Telah beredar kabar mengenai utang piutang yang dilakukan antara Anes Baswedan dan Sandiaga Uno. Mantan Gubernur DKI Jakarta tersebut diisukan meminjam sejumlah uang kepada mantan Wakil Gubernur DKI Jakarta, sebesar Rp50 miliar pada Pilkada DKI 2017. Meski begitu, Sandiaga Uno enggan menyinggung kembali atas kejadian itu, dan sudah mengikhlaskan uang terebut setelah menerima masukan dari keluarga.
Menurut pengamat politik dari Universitas Muhammadiyah Malang, Hutri Agustino, sebagaimana dikutip dari voi.id, kondisi politik di Indonesia saat ini sudah jauh bergeser dari masa era awal kemerdekaan. Pasalnya, politik saat ini sudah bertransformasi menjadi seperti pasar yang sarat dengan transaksi. Adapun kepentingan-kepentingan tersebut yang hadir hanya sesaat saja, bahkan cenderung hanya sebagai alat bagi-bagi kekuasaan.
Atas rumor yang beredar tersebut, Sandiaga Uno mengatakan bahwa dirinya tidak ingin melanjutkan pembicaraan mengenai kabar adanya pinjaman Anies Baswedan. Sandi pun mengatakan bahwa, alangkah baiknya para pihak yang mengetahui untuk bisa menyampaikannya, karena yang ingin ia lakukan saat ini adalah menatap masa depan.
Sebelumnya, rumor peminjaman uang tersebut dikemukakan oleh Wakil Ketua Umum Partai Golkar, Erwin Aksa. Erwin menyatakan bahwa Sandiaga Uno memberikan pinjaman kepada Anies Baswedan untuk memenuhi kebutuhan logistik pada Pemilihan Gubernur DKI Jakarta tahun 2017 lalu. Pinjaman tersebut didasarkan atas kepemilikan lukuiditas yang dimiliki oleh Sandi.
Meski begitu, Sandiaga Uno menegaskan pula bahwa dirinya sedang fokus menjalani hari ini, dan tidak ingin mengungkit masa lalu. Ia pun menyatakan bahwa hubungannya dengan Anies Baswedan baik-baik saja, meskipun sudah tak bersama di Pemprov DKI.

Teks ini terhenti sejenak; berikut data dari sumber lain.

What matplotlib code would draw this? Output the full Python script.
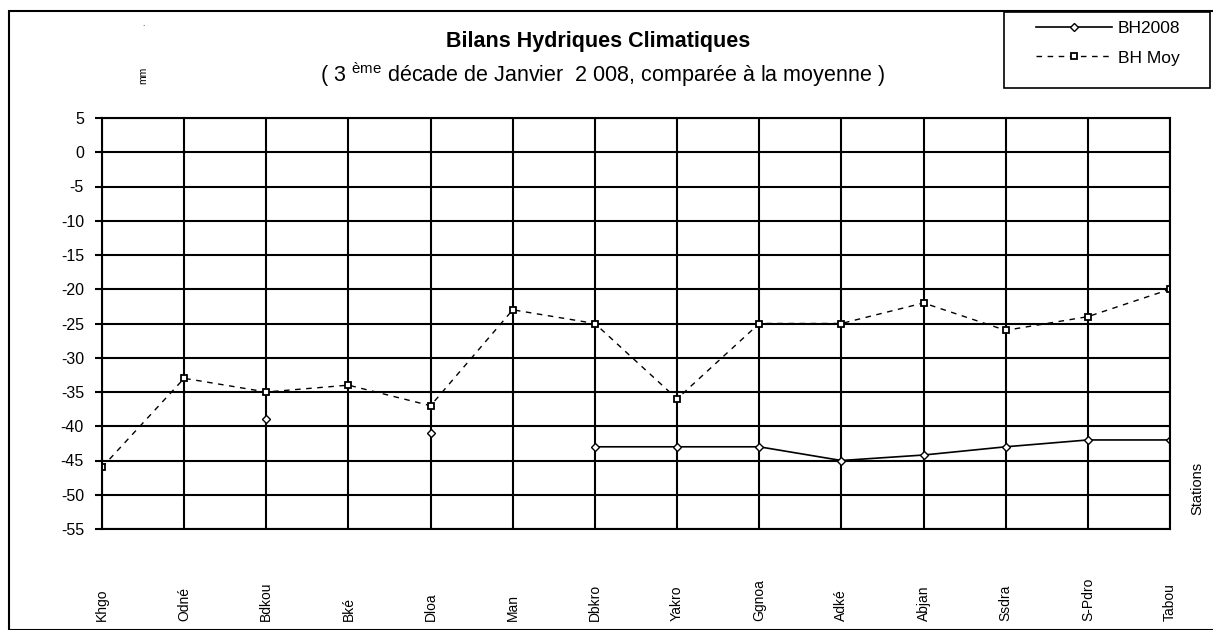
import numpy as np
import matplotlib
matplotlib.use("Agg")
import matplotlib.pyplot as plt
import matplotlib.transforms as mtransforms

plt.rcParams['font.family'] = ['Liberation Sans', 'DejaVu Sans']
plt.rcParams['mathtext.fontset'] = 'custom'
plt.rcParams['mathtext.rm'] = 'Liberation Sans'

stations = ['Khgo', 'Odné', 'Bdkou', 'Bké', 'Dloa', 'Man', 'Dbkro', 'Yakro',
            'Ggnoa', 'Adké', 'Abjan', 'Ssdra', 'S-Pdro', 'Tabou']
bh2008 = [np.nan, np.nan, -39, np.nan, -41, np.nan, -43, -43,
          -43, -45, -44.2, -43, -42, -42]
bh_moy = [-46, -33, -35, -34, -37, -23, -25, -36,
          -25, -25, -22, -26, -24, -20]
yticks = list(range(5, -56, -5))

fig = plt.figure(figsize=(12.13, 6.30), dpi=100)
ax = fig.add_axes([102/1213, 1-529/630, (1170-102)/1213, (529-118)/630])

x = np.arange(len(stations))
ax.plot(x, bh2008, color='black', lw=1.2, marker='D', ms=4.5,
        mfc='white', mec='black', mew=1, label='BH2008')
ax.plot(x, bh_moy, color='black', lw=1, ls=(0, (4, 4)), marker='s', ms=5,
        mfc='white', mec='black', mew=1.3, label='BH Moy')

ax.set_xlim(0, len(stations) - 1)
ax.set_ylim(-55, 5)
ax.set_yticks(yticks)
ax.set_yticklabels([str(v) for v in yticks], fontsize=11.5)
ax.set_xticks(x)
ax.set_xticklabels([])
ax.tick_params(axis='x', length=0)
ax.tick_params(axis='y', length=5, width=1.5, pad=8)
ax.grid(True, color='black', lw=1.5)
for s in ax.spines.values():
    s.set_linewidth(1.5)

trans = mtransforms.blended_transform_factory(ax.transData, fig.transFigure)
for i, name in enumerate(stations):
    ax.text(i, 1 - 621/630, name, transform=trans, rotation=90,
            ha='center', va='bottom', fontsize=10, clip_on=False)

fig.text(1197/1213, 1 - 488/630, 'Stations', rotation=90, ha='center',
         va='center', fontsize=10.5)
fig.text(143/1213, 1 - 75/630, 'mm', rotation=90, ha='center',
         va='center', fontsize=7.5)
fig.text(143/1213, 1 - 25/630, '.', ha='center', va='center', fontsize=6)

fig.text(598/1213, 1 - 42/630, 'Bilans Hydriques Climatiques', ha='center',
         va='center', fontsize=15.5, fontweight='bold')
fig.text(602/1213, 1 - 75/630,
         r'( 3 $^{\mathrm{ème}}$ décade de Janvier  2 008, comparée à la moyenne )',
         ha='center', va='center', fontsize=15.5)

handles, labels = ax.get_legend_handles_labels()
leg = fig.legend(handles, labels, loc='center',
                 bbox_to_anchor=(1108/1213, 1 - 43/630),
                 frameon=False, fontsize=12.5, handlelength=4.4,
                 handletextpad=0.3, labelspacing=0.85)
box = plt.Rectangle((1004/1213, 1 - 88/630), 206/1213, 76/630,
                    transform=fig.transFigure, fill=False,
                    edgecolor='black', lw=1.2)
fig.patches.append(box)

border = plt.Rectangle((9/1213, 0), 1 - 9/1213 + 0.01, 1 - 11/630,
                       transform=fig.transFigure, fill=False,
                       edgecolor='black', lw=1.5)
fig.patches.append(border)

fig.savefig('out.png', dpi=100)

“Kami bersahabat dan sebagai seorang sahabat sekarang tugasnya saya di kementerian pada tugas saya untuk membangkitkan ekonomi dan tentunya menjaga, mengawal momentum dari kebangkitan sektor pariwisata,” ujar Sandiaga Uno, sebagaimana dikutip dari Merdeka.com.
Menurut Hutri Agustino, transaksi politik yang kerap terjadi di Indonesia akan menjadi isapan jempol, seandainya pembekalan pendidikan politik masyarakat berjalan dengan baik. Namun, pada kenyataannya, hal tersebut masih jauh dari harapan. Hingga saat ini, masyarakat justru larut terbawa suasana politik praktis.